Si potrebbe parlare di un razzismo culturale che passa anche dalla non conoscenza della nostra storia perché in realtà tutti noi europei discendiamo dagli africani, da quell’homo sapiens che, partendo dall’Etiopia, è giunto in Europa, circa 45 mila anni fa, soppiantando, per cause ambientali, l’uomo di Neanderthal da 300 mila anni unica forma umana che viveva nella nostra terra. «Noi abbiamo – scrive il biologo Guido Barbujani in Gli africani siamo noi – la fronte verticale, il mento e la testa schiacciata su retro. Chi ha queste tre caratteriste è africano. Il cranio di Neanderthal è più grosso, allungato all’indietro, la fronte è più bassa e non c’è mento». Si tratta di ignoranza scientifica?

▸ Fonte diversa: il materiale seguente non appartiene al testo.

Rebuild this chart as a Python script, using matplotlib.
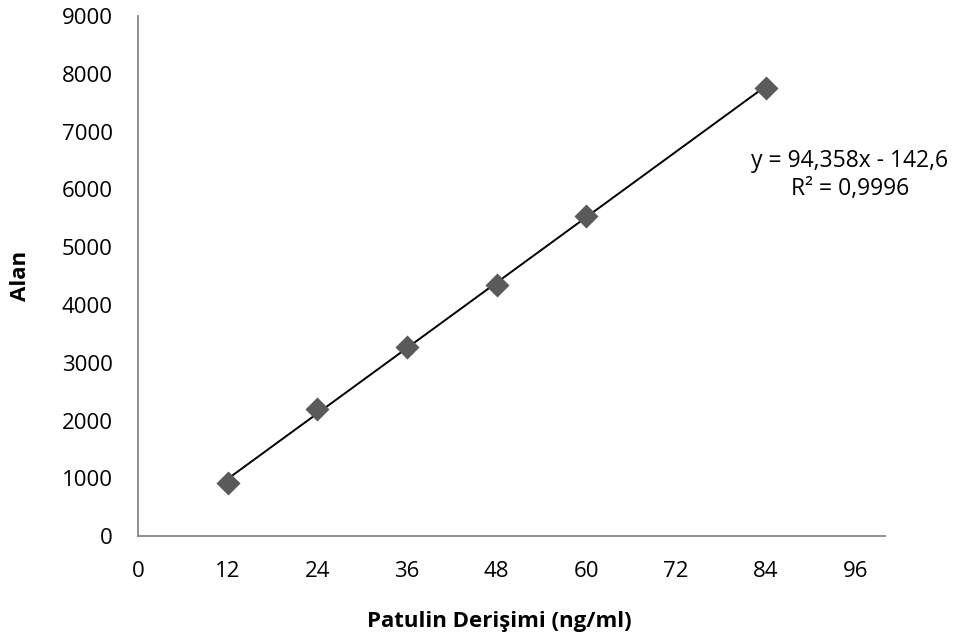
import numpy as np
import matplotlib.pyplot as plt

plt.rcParams['font.family'] = ['Open Sans', 'DejaVu Sans']

# concentration (ng/ml) and peak area
conc = [12, 24, 36, 48, 60, 84]
area = [924, 2204, 3280, 4350, 5545, 7751]
slope, intercept = 94.358, -142.6
xticks = [0, 12, 24, 36, 48, 60, 72, 84, 96]
yticks = [0, 1000, 2000, 3000, 4000, 5000, 6000, 7000, 8000, 9000]

fig = plt.figure(figsize=(9.58, 6.39), dpi=100)
ax = fig.add_axes([0.144, 0.161, 0.78, 0.814])

xfit = np.array([conc[0], conc[-1]])
ax.plot(xfit, slope * xfit + intercept, color='black', lw=1.4, zorder=2)
ax.scatter(conc, area, marker='D', s=150, color='#5a5a5a', zorder=3, linewidths=0)

ax.set_xlim(0, 100)
ax.set_ylim(0, 9000)
ax.set_xticks(xticks)
ax.set_yticks(yticks)
ax.tick_params(length=0, labelsize=16)
ax.tick_params(axis='x', pad=18)
ax.tick_params(axis='y', pad=18)
for s in ['top', 'right']:
    ax.spines[s].set_visible(False)
for s in ['left', 'bottom']:
    ax.spines[s].set_color('#878787')
    ax.spines[s].set_linewidth(1.3)

fig.text(21 / 958, 1 - 276 / 639, 'Alan', rotation=90, ha='center', va='center',
         fontsize=16, fontweight='bold')
fig.text(499 / 958, 1 - 622 / 639, 'Patulin Derişimi (ng/ml)', ha='center', va='center',
         fontsize=16, fontweight='bold')
fig.text(850 / 958, 1 - 175 / 639, 'y = 94,358x - 142,6\nR² = 0,9996', ha='center',
         va='center', multialignment='center', fontsize=16.5, linespacing=1.2)

fig.savefig('out.png', dpi=100)
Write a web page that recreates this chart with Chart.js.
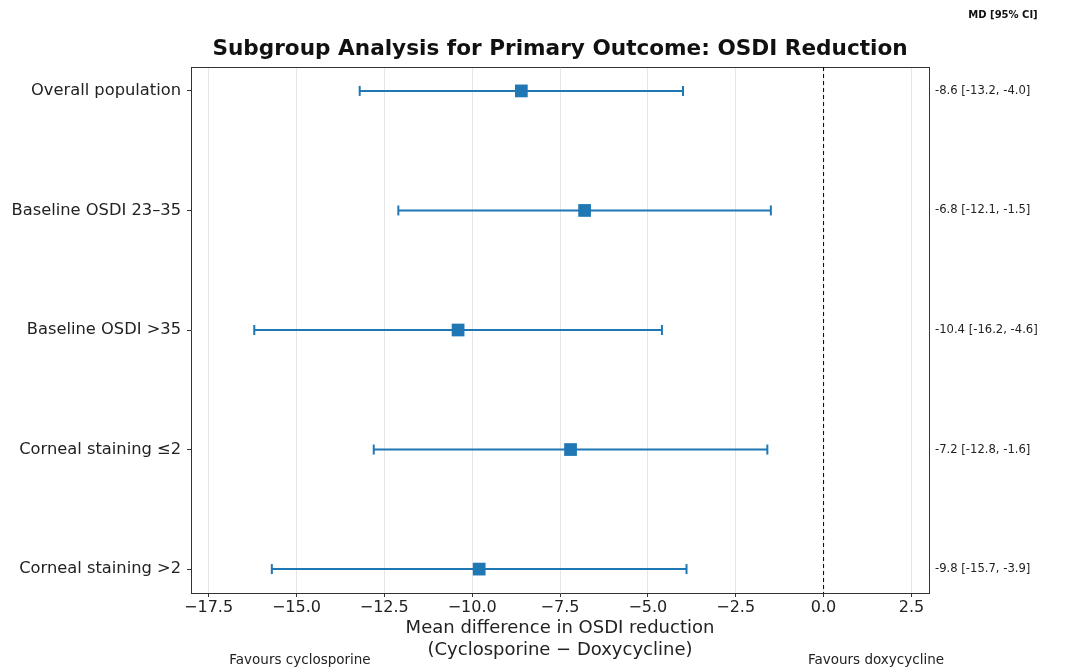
<!DOCTYPE html>
<html lang="en">
<head>
<meta charset="utf-8">
<title>Subgroup Analysis for Primary Outcome: OSDI Reduction</title>
<script src="https://cdn.jsdelivr.net/npm/chart.js@4.4.1/dist/chart.umd.min.js"></script>
<style>
  html, body { margin: 0; padding: 0; background: #fff; }
</style>
</head>
<body>
<canvas id="forest" width="1070" height="671"></canvas>
<script>
  // data
  var subgroups = ['Overall population', 'Baseline OSDI 23\u201335', 'Baseline OSDI >35', 'Corneal staining \u22642', 'Corneal staining >2'];
  var meanDiff = [-8.6, -6.8, -10.4, -7.2, -9.8];
  var ciLow = [-13.2, -12.1, -16.2, -12.8, -15.7];
  var ciHigh = [-4.0, -1.5, -4.6, -1.6, -3.9];
  var xTicks = [-17.5, -15, -12.5, -10, -7.5, -5, -2.5, 0, 2.5];
  var rowTicks = [0, 1, 2, 3, 4];

  var titleText = 'Subgroup Analysis for Primary Outcome: OSDI Reduction';
  var blue = '#1f77b4';
  var ink = '#222';
  var spine = '#333';

  Chart.defaults.font.family = "'DejaVu Sans', sans-serif";
  Chart.defaults.color = ink;

  function fmtMinus(v) {
    return (v < 0 ? '\u2212' : '') + Math.abs(v).toFixed(1);
  }
  function ciLabel(i) {
    return meanDiff[i].toFixed(1) + ' [' + ciLow[i].toFixed(1) + ', ' + ciHigh[i].toFixed(1) + ']';
  }
  function setTicks(values) {
    return function (scale) {
      scale.ticks = values.map(function (v) { return { value: v }; });
    };
  }

  var datasets = [{
    type: 'scatter',
    label: 'MD',
    order: 0,
    data: meanDiff.map(function (v, i) { return { x: v, y: i }; }),
    pointStyle: 'rect',
    pointRadius: 9,
    backgroundColor: blue,
    borderColor: blue,
    borderWidth: 0
  }];

  // one line per CI, with vertical caps at both ends
  subgroups.forEach(function (name, i) {
    datasets.push({
      type: 'line',
      label: name,
      order: 1,
      data: [{ x: ciLow[i], y: i }, { x: ciHigh[i], y: i }],
      borderColor: blue,
      borderWidth: 2,
      pointStyle: 'line',
      pointRotation: 90,
      pointRadius: 5,
      pointBorderWidth: 2,
      pointBorderColor: blue
    });
  });

  // no-effect line
  datasets.push({
    type: 'line',
    label: 'zero',
    order: 2,
    data: [{ x: 0, y: -0.2 }, { x: 0, y: 4.2 }],
    borderColor: '#000',
    borderWidth: 1,
    borderDash: [4, 3],
    pointRadius: 0
  });

  var extraText = {
    id: 'extraText',
    afterDraw: function (chart) {
      var ctx = chart.ctx, area = chart.chartArea;
      ctx.save();
      ctx.fillStyle = '#111';
      ctx.textAlign = 'center';
      ctx.textBaseline = 'middle';
      ctx.font = "bold 21.6px 'DejaVu Sans'";
      ctx.fillText(titleText, (area.left + area.right) / 2, 49);
      ctx.font = "bold 10px 'DejaVu Sans'";
      ctx.fillText('MD [95% CI]', 1003, 15);
      ctx.font = "13.5px 'DejaVu Sans'";
      ctx.fillStyle = ink;
      ctx.fillText('Favours cyclosporine', 300, 660);
      ctx.fillText('Favours doxycycline', 876, 660);
      ctx.restore();
    }
  };

  new Chart(document.getElementById('forest'), {
    data: { datasets: datasets },
    plugins: [extraText],
    options: {
      responsive: false,
      animation: false,
      events: [],
      layout: { padding: 0 },
      plugins: { legend: { display: false }, tooltip: { enabled: false } },
      scales: {
        x: {
          type: 'linear', position: 'bottom', min: -18, max: 3,
          afterBuildTicks: setTicks(xTicks),
          afterFit: function (s) { s.height = 78; },
          ticks: { font: { size: 16 }, padding: 1, maxRotation: 0, autoSkip: false,
                   callback: function (v) { return fmtMinus(v); } },
          grid: { color: 'rgba(176,176,176,0.3)', tickColor: spine, tickLength: 4 },
          border: { color: spine, width: 1 },
          title: { display: true, text: ['Mean difference in OSDI reduction', '(Cyclosporine \u2212 Doxycycline)'],
                   font: { size: 18, lineHeight: 1.22 }, padding: { top: 0, bottom: 10 } }
        },
        x2: {
          type: 'linear', position: 'top', min: -18, max: 3,
          afterFit: function (s) { s.height = 67; },
          ticks: { display: false },
          grid: { drawOnChartArea: false, drawTicks: false },
          border: { color: spine, width: 1 }
        },
        y: {
          type: 'linear', position: 'left', min: -0.2, max: 4.2, reverse: true,
          afterBuildTicks: setTicks(rowTicks),
          afterFit: function (s) { s.width = 191; },
          ticks: { font: { size: 16.3 }, padding: 6, autoSkip: false,
                   callback: function (v) { return subgroups[v]; } },
          grid: { drawOnChartArea: false, tickColor: spine, tickLength: 4 },
          border: { color: spine, width: 1 }
        },
        y2: {
          type: 'linear', position: 'right', min: -0.2, max: 4.2, reverse: true,
          afterBuildTicks: setTicks(rowTicks),
          afterFit: function (s) { s.width = 141; },
          ticks: { font: { size: 11.6 }, padding: 6, autoSkip: false,
                   callback: function (v) { return ciLabel(v); } },
          grid: { drawOnChartArea: false, drawTicks: false },
          border: { color: spine, width: 1 }
        }
      }
    }
  });
</script>
</body>
</html>
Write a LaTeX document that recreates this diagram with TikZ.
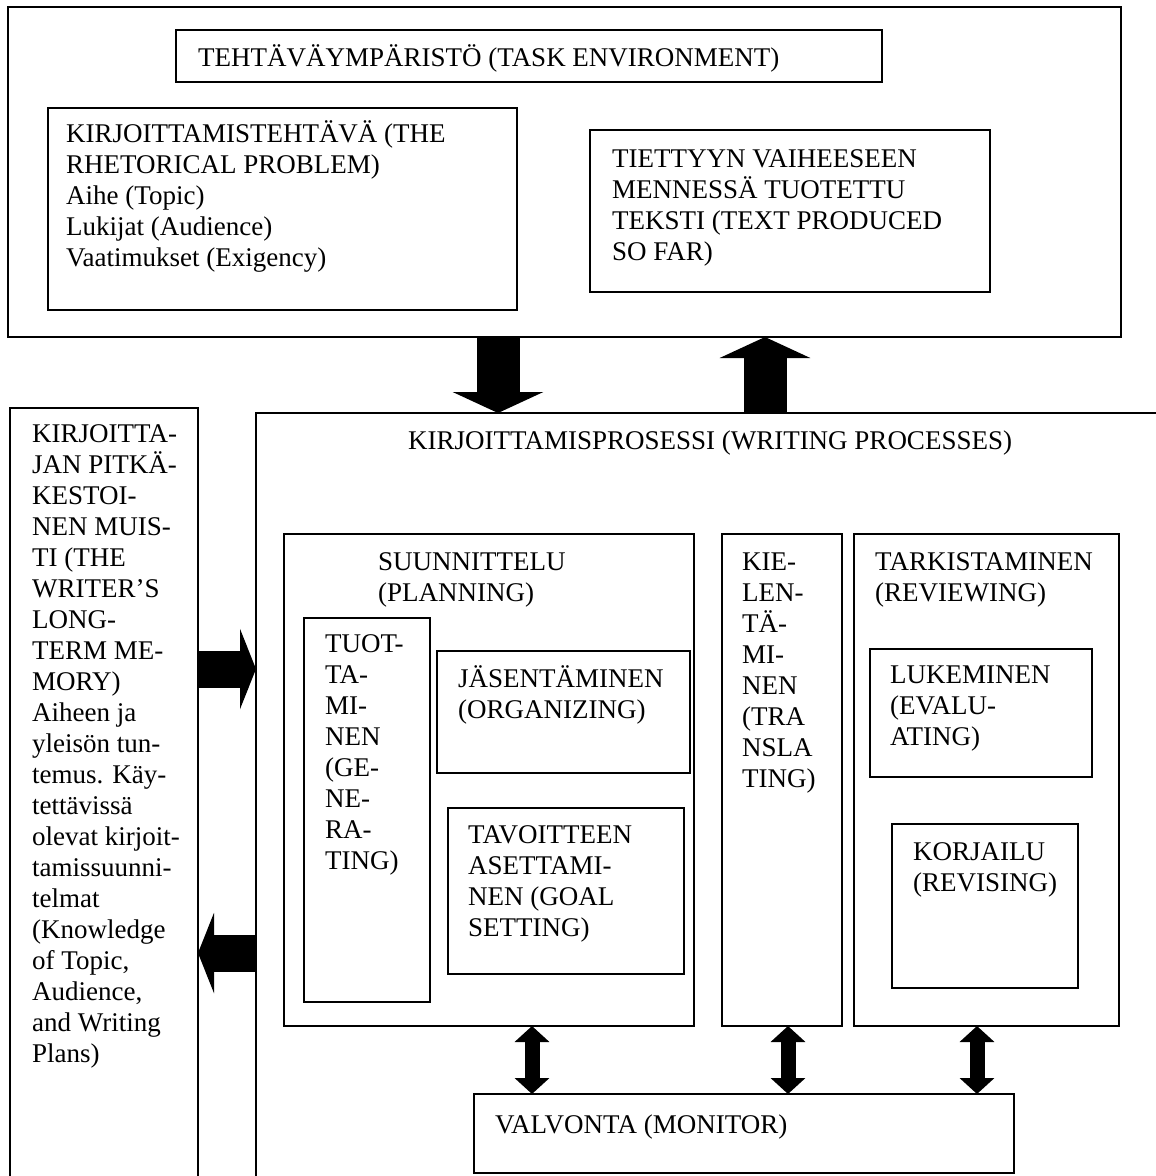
\documentclass[tikz,border=0pt]{standalone}
\usepackage{fontspec}
\setmainfont{Liberation Serif}
\usetikzlibrary{arrows.meta}
% tall strut so every label can be placed by its first baseline
\newcommand\fstrut{\rule{0pt}{25pt}}
\begin{document}
\begin{tikzpicture}[x=1pt,y=-1pt,
  frame/.style={draw,line width=1.6pt,anchor=north west,inner sep=0pt,outer sep=0pt},
  heavy/.style={frame,line width=2.4pt},
  mid/.style={frame,line width=2pt},
  txt/.style={anchor=north west,inner sep=0pt,align=left,
    font=\fontsize{27}{31}\selectfont},
  bigarrow/.style={line width=43pt,-{Triangle[width=90pt,length=21pt]}},
  sidearrow/.style={line width=37pt,-{Triangle[width=80pt,length=16pt]}},
  linkarrow/.style={line width=15pt,{Triangle[width=34pt,length=16pt]}-{Triangle[width=34pt,length=16pt]}}]
\useasboundingbox (0,0) rectangle (1156,1176);

% task environment
\node[heavy,minimum width=1113pt,minimum height=330pt] (env) at (8,7) {};
\node[frame,minimum width=706pt,minimum height=52pt] (envtitle) at (176,30) {};
\node[txt] (envtxt) at (198,41) {\fstrut TEHTÄVÄYMPÄRISTÖ (TASK ENVIRONMENT)};
\node[frame,minimum width=469pt,minimum height=202pt] (rhet) at (48,108) {};
\node[txt] (rhettxt) at (66,117) {\fstrut KIRJOITTAMISTEHTÄVÄ (THE\\RHETORICAL PROBLEM)\\Aihe (Topic)\\Lukijat (Audience)\\Vaatimukset (Exigency)};
\node[frame,minimum width=400pt,minimum height=162pt] (sofar) at (590,130) {};
\node[txt] (sofartxt) at (612,142) {\fstrut TIETTYYN VAIHEESEEN\\MENNESSÄ TUOTETTU\\TEKSTI (TEXT PRODUCED\\SO FAR)};

% long-term memory
\node[mid,minimum width=188pt,minimum height=800pt] (ltm) at (10,408) {};
\node[txt] (ltmtxt) at (32,417) {\fstrut KIRJOITTA-\\JAN PITKÄ-\\KESTOI-\\NEN MUIS-\\TI (THE\\WRITER’S\\LONG-\\TERM ME-\\MORY)\\Aiheen ja\\yleisön tun-\\temus. Käy-\\tettävissä\\olevat kirjoit-\\tamissuunni-\\telmat\\(Knowledge\\of Topic,\\Audience,\\and Writing\\Plans)};

% writing processes
\node[mid,minimum width=950pt,minimum height=800pt] (wp) at (256,413) {};
\node[txt] (wptxt) at (408,424) {\fstrut KIRJOITTAMISPROSESSI (WRITING PROCESSES)};

\node[frame,minimum width=410pt,minimum height=492pt] (plan) at (284,534) {};
\node[txt] (plantxt) at (378,545) {\fstrut SUUNNITTELU\\(PLANNING)};
\node[frame,minimum width=126pt,minimum height=384pt] (gen) at (304,618) {};
\node[txt] (gentxt) at (325,627) {\fstrut TUOT-\\TA-\\MI-\\NEN\\(GE-\\NE-\\RA-\\TING)};
\node[frame,minimum width=253pt,minimum height=122pt] (org) at (437,651) {};
\node[txt] (orgtxt) at (458,662) {\fstrut JÄSENTÄMINEN\\(ORGANIZING)};
\node[frame,minimum width=236pt,minimum height=166pt] (goal) at (448,808) {};
\node[txt] (goaltxt) at (468,818) {\fstrut TAVOITTEEN\\ASETTAMI-\\NEN (GOAL\\SETTING)};

\node[frame,minimum width=120pt,minimum height=492pt] (trans) at (722,534) {};
\node[txt] (transtxt) at (742,545) {\fstrut KIE-\\LEN-\\TÄ-\\MI-\\NEN\\(TRA\\NSLA\\TING)};

\node[frame,minimum width=265pt,minimum height=492pt] (rev) at (854,534) {};
\node[txt] (revtxt) at (875,545) {\fstrut TARKISTAMINEN\\(REVIEWING)};
\node[frame,minimum width=222pt,minimum height=128pt] (eval) at (870,649) {};
\node[txt] (evaltxt) at (890,658) {\fstrut LUKEMINEN\\(EVALU-\\ATING)};
\node[frame,minimum width=186pt,minimum height=164pt] (revis) at (892,824) {};
\node[txt] (revistxt) at (913,835) {\fstrut KORJAILU\\(REVISING)};

\node[frame,minimum width=540pt,minimum height=79pt] (mon) at (474,1094) {};
\node[txt] (montxt) at (495,1108) {\fstrut VALVONTA (MONITOR)};

% arrow columns and rows
\coordinate (cdown) at (498,0);
\coordinate (cup) at (765,0);
\coordinate (rin) at (0,669);
\coordinate (rout) at (0,953);
\coordinate (c1) at (532,0);
\coordinate (c2) at (788,0);
\coordinate (c3) at (977,0);

\draw[bigarrow] (env.south -| cdown) -- (wp.north -| cdown);
\draw[bigarrow] (wp.north -| cup) -- (env.south -| cup);
\draw[sidearrow] (ltm.east |- rin) -- (wp.west |- rin);
\draw[sidearrow] (wp.west |- rout) -- (ltm.east |- rout);
\draw[linkarrow] (plan.south -| c1) -- (mon.north -| c1);
\draw[linkarrow] (trans.south -| c2) -- (mon.north -| c2);
\draw[linkarrow] (rev.south -| c3) -- (mon.north -| c3);
\end{tikzpicture}
\end{document}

In questo caso non parlerei di ignoranza. Calderoli o il compagno di classe che fa battute razziste non pensano realmente che una persona africana sia una scimmia vestita in modo elegante, ma parlerei di deresponsabilizzazione dello stare nello spazio pubblico. Il problema è che in fondo si sa che si può dire una cosa del genere. Neanche il razzista che utilizza immagini forti è convinto della scientificità di quello che sta dicendo. Lo fa condividendo un articolo xenofobo sui social o battute antisemite. Non si prendono troppo sul serio e lo scherzo razzista diventa una forma di ironia e di divertimento. Si tratta di atti di deresponsabilizzazione che contribuiscono, a furia di ripeterli, all’accettazione sociale del razzismo come un fatto normale. Del resto l’Italia nella sua storia non è esente da ideologie razziste legate a doppio filo alla stessa deriva del segregazionismo razziale negli Usa, nella Germania di Hitler, fino all’apartheid del Sudafrica. Sono sistemi di pensiero che sono evoluti in sistemi politici e giuridici. Il fascismo teorizzava su basi scientifiche fantasiose la superiorità di una razza. Nel secondo dopoguerra, anche se le istanze non si escludono l’una con l’altra, si passa da una superiorità su erronee basi biologiche ad una superiorità su base culturale con l’assunto che siamo troppo diversi per vivere insieme. La superiorità diventa una superiorità culturale. E questo è anche un fenomeno degli ultimi anni dove  riemerge il tema della razza.

Che tipo di antidoti culturali occorrono per superare la paura del diverso. Come si possono iniettare nel tessuto sociale?

Partire dalla consapevolezza che esiste un Paese che normalizza il razzismo, ma allo stesso tempo ci sono tanti giovani che sono pronti a impegnarsi in azioni concrete e differenziate per ogni tipo di accoglienza, anche 2.0. Rappresentano un capitale anti razzista che non possiamo permetterci di sprecare e che va valorizzato suscitando in rete reazioni positive. Nei social, penso sia importante prendere posizioni forti per segnalare i razzismi 2.0, ma più che rispondere all’autore di istante razziste vale la pena valorizzare idee ed esperienze costruttive per non alimentare un fenomeno che diventa generatore di consenso politico. Inoltre bisogna imparare a riconoscere le varie tipologie di razzismi e le reali intenzionalità. Per esempio riguardo una battuta razzista, un conto è se sto parlando a una persona con forti intenzionalità pedagogiche, un conto è se sto parlando ad un bambino che fa la battuta antisemita. In entrambi i casi bisogna attuare delle consone strategie educative di risposta. La grande sfida è l’educazione al web 2.0 perché non basta essere nativi digitali, essere della screen generation. Non basta nascere in una società multischermo ma occorre educarsi alla cittadinanza digitale, interculturale per assumere comportamenti corretti.